On 5 May 1933, the leader of the action committee reported to Hitler the success of the ordered action. Then, in a public mass demonstration, he reported about the events of 2 May to the workers of Berlin; at the same time, he unfolded before them his future plans which were to secure the maintenance of the financial efficiency of the trade unions in the interest of the worker.

Following the crushing of the free trade unions, the danger came, of course, that former functionaries would try to acquire money and other property items for themselves in an illegal manner. This, however, would have entailed damage to the members. To avoid these dangers on 12 May 1933, the Attorney General of the State confiscated the property of the free trade unions and of all of their affiliated unions and administrative agencies in order to secure an orderly disposition of the property of the German workers. Dr. Robert Ley was assigned as the attorney with the right to dispose of the confiscated property [vefuegungsberechtigter Pfleger der beschlagnahmten Vermoegen].

While the free trade unions were smashed [zertruemmert] in the action of 2 May, Dr. Ley granted the entire Union of the Christian Trade Unions with further full liberty of movement. For this purpose, he told it on the 6th of May 1933 that "nothing will be changed in the present situation until the return of the Saar to the Reich and that they (the Christian Trade Unions) should continue as before to represent and carry on the idea of the Christian Trade Unions and of Germandom as they see it". Therefore the Christian Trade Unions put on temporary constraint in their attitude toward the social political events of 2 May and participated in the Saar in forming the "German Trade Union Front" in order to help to secure the result of the Saar voting by achieving a unity of the people.

The former free trade union leaders behaved differently. These, with the assistance of their colleagues abroad and of the international union of the trade unions, tried to oppose the measures of the German government; this induced Dr. Ley to introduce the defense against sabotage by the legal authorities.

The hostile activities reached their peak at the International Workers Conference of Geneva which began on 8 June 1933. From the German side, Dr. Ley also took part in it; representatives of the Reich Cabinet and of the Christian Trade Unions were with him.

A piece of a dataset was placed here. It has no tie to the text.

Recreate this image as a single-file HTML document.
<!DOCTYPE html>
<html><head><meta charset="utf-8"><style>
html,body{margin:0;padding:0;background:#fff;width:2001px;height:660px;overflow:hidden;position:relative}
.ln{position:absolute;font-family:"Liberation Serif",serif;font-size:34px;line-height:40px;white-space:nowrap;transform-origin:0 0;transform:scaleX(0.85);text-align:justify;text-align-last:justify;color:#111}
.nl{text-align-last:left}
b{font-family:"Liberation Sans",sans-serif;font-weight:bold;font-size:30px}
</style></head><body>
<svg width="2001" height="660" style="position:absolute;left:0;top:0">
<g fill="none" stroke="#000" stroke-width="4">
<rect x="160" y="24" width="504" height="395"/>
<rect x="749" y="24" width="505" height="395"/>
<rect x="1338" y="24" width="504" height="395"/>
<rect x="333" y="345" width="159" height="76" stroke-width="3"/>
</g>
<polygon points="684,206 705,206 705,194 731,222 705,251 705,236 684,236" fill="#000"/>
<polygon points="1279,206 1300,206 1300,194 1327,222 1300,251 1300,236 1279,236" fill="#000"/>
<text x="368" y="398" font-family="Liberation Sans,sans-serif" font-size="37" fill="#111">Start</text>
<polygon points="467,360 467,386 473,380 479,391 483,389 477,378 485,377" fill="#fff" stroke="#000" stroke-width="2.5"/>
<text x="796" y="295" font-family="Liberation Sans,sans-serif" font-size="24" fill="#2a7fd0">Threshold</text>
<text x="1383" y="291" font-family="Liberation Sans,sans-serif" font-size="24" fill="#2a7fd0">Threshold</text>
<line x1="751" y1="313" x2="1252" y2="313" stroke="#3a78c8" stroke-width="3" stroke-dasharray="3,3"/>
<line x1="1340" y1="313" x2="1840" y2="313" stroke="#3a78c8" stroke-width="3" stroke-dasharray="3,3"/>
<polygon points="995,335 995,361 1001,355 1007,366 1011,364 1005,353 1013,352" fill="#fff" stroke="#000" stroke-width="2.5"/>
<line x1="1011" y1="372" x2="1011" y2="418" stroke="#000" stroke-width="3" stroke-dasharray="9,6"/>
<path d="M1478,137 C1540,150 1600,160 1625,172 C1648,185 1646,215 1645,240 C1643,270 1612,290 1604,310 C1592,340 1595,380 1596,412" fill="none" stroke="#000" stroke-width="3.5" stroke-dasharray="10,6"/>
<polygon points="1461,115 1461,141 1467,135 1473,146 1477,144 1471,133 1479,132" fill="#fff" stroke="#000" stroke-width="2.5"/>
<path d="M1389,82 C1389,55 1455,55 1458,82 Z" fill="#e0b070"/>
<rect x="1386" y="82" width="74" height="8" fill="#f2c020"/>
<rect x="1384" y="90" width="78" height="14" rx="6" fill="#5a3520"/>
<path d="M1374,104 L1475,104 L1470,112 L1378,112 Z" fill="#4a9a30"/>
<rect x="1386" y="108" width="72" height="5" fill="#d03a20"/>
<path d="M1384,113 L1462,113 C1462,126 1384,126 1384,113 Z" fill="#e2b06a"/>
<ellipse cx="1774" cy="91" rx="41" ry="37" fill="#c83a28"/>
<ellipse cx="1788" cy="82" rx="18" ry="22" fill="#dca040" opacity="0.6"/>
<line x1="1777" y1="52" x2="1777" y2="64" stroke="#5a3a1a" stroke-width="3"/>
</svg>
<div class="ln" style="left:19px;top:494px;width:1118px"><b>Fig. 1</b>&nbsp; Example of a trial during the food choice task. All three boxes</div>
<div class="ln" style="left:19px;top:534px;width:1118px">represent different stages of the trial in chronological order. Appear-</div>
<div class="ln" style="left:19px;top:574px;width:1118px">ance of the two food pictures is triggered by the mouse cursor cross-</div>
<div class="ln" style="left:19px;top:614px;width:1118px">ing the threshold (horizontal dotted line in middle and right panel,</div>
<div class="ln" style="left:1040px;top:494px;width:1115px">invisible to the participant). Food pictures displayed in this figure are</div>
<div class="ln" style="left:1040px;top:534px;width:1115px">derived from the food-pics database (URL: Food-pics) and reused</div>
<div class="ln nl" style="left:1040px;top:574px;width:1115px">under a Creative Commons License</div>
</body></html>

The subjects for the meeting were labor mediation, work conditions in certain branches of industry, social insurance, provision for unemployed, and shortening of the working time. The participating states were to enter the basic rules, which were to be set up in an international agreement, into their social legislations. The Germans represented voiced the opinion that the situation of the working people could not be improved by international agreement but by providing work and bread for the workers. In spite of this opposite opinion, Germany took part at the conference; in this way the German government wanted to prove that it had no purpose whatever to smash the social achievements of the German labor but that, on the contrary, she endeavored to retain them and lead them further. However, she was not willing to approve of an international agreement by which the further development of the German social legislation could be hampered.